EXERCISE REQUIREMENTS: Skip all pictures, then copy the lines from the start of the data through the line with "p.grid.visible = False", keeping both ends.
— Begin DATA EXTRACT —
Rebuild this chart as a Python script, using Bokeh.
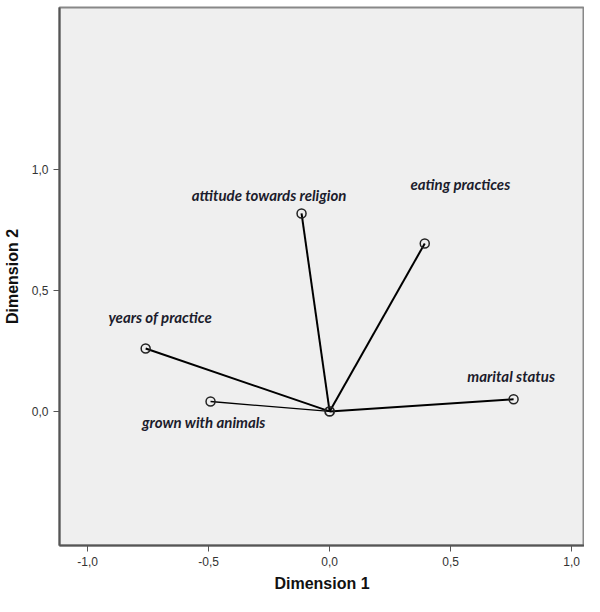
from bokeh.plotting import figure
from bokeh.models import ColumnDataSource, Range1d, FixedTicker, LabelSet
from bokeh.embed import file_html
from bokeh.resources import INLINE
from bokeh.core.properties import value

variables = ["years of practice", "grown with animals", "attitude towards religion",
             "eating practices", "marital status"]
dim1 = [-0.760, -0.492, -0.116, 0.393, 0.760]
dim2 = [0.260, 0.041, 0.818, 0.694, 0.050]
widths = [2.0, 1.3, 2.0, 2.0, 2.0]
label_x = [-0.70, -0.52, -0.25, 0.54, 0.75]
label_y = [0.390, -0.045, 0.895, 0.940, 0.145]
x_ticks = [-1.0, -0.5, 0.0, 0.5, 1.0]
x_tick_labels = ["-1,0", "-0,5", "0,0", "0,5", "1,0"]
y_ticks = [0.0, 0.5, 1.0]
y_tick_labels = ["0,0", "0,5", "1,0"]

p = figure(width=584, height=596, output_backend="svg", toolbar_location=None,
           x_range=Range1d(-1.116, 1.053), y_range=Range1d(-0.554, 1.669),
           min_border_left=59, min_border_top=7, min_border_right=0, min_border_bottom=51)

p.background_fill_color = "#efefef"
p.border_fill_color = "white"
p.outline_line_color = "#888888"
p.outline_line_width = 2
p.grid.visible = False

for ax, lab, tk, tl in ((p.xaxis, "Dimension 1", x_ticks, x_tick_labels),
                        (p.yaxis, "Dimension 2", y_ticks, y_tick_labels)):
    ax.ticker = FixedTicker(ticks=tk)
    ax.major_label_overrides = {t: s for t, s in zip(tk, tl)}
    ax.axis_label = lab
    ax.axis_label_text_font = "Liberation Sans"
    ax.axis_label_text_font_style = "bold"
    ax.axis_label_text_font_size = "16px"
    ax.axis_label_text_color = "#111111"
    ax.major_label_text_font = "Liberation Sans"
    ax.major_label_text_font_size = "12px"
    ax.major_label_text_color = "#333333"
    ax.major_label_standoff = 5
    ax.minor_tick_line_color = None
    ax.major_tick_in = 0
    ax.major_tick_out = 6
    ax.major_tick_line_color = "#555555"
    ax.axis_line_color = "#555555"
    ax.axis_line_width = 2

p.xaxis.axis_label_standoff = 6
p.yaxis.axis_label_standoff = 8
p.yaxis.major_label_orientation = "horizontal"

src = ColumnDataSource(dict(
    xs=[[0, x] for x in dim1], ys=[[0, y] for y in dim2], w=widths,
    x=dim1, y=dim2, name=variables, lx=label_x, ly=label_y))

p.multi_line(xs="xs", ys="ys", line_width="w", line_color="black", source=src)
p.scatter(x="x", y="y", size=9, marker="circle", fill_color=None,
          line_color="#222222", line_width=1.5, source=src)
p.scatter(x=[0], y=[0], size=9, marker="circle", fill_color=None,
          line_color="#222222", line_width=1.8)

labels = LabelSet(x="lx", y="ly", text="name", source=src, text_align="center",
                  text_baseline="middle", text_font=value("Lato"), text_font_size="15px",
                  text_font_style="bold italic", text_color="#1c1c2c")
p.add_layout(labels)

open("out.html", "w").write(file_html(p, INLINE))
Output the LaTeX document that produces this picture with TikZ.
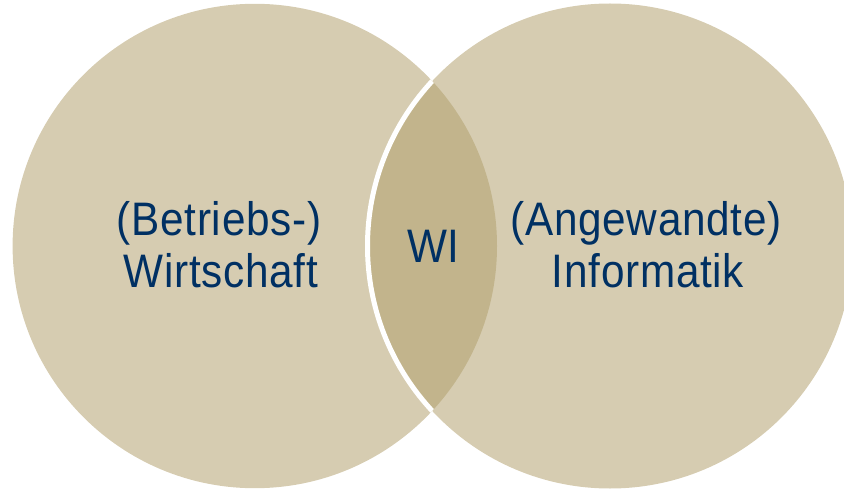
— End DATA EXTRACT —
TASK ANSWER:
Rebuild this chart as a Python script, using Bokeh.
from bokeh.plotting import figure
from bokeh.models import ColumnDataSource, Range1d, FixedTicker, LabelSet
from bokeh.embed import file_html
from bokeh.resources import INLINE
from bokeh.core.properties import value

variables = ["years of practice", "grown with animals", "attitude towards religion",
             "eating practices", "marital status"]
dim1 = [-0.760, -0.492, -0.116, 0.393, 0.760]
dim2 = [0.260, 0.041, 0.818, 0.694, 0.050]
widths = [2.0, 1.3, 2.0, 2.0, 2.0]
label_x = [-0.70, -0.52, -0.25, 0.54, 0.75]
label_y = [0.390, -0.045, 0.895, 0.940, 0.145]
x_ticks = [-1.0, -0.5, 0.0, 0.5, 1.0]
x_tick_labels = ["-1,0", "-0,5", "0,0", "0,5", "1,0"]
y_ticks = [0.0, 0.5, 1.0]
y_tick_labels = ["0,0", "0,5", "1,0"]

p = figure(width=584, height=596, output_backend="svg", toolbar_location=None,
           x_range=Range1d(-1.116, 1.053), y_range=Range1d(-0.554, 1.669),
           min_border_left=59, min_border_top=7, min_border_right=0, min_border_bottom=51)

p.background_fill_color = "#efefef"
p.border_fill_color = "white"
p.outline_line_color = "#888888"
p.outline_line_width = 2
p.grid.visible = False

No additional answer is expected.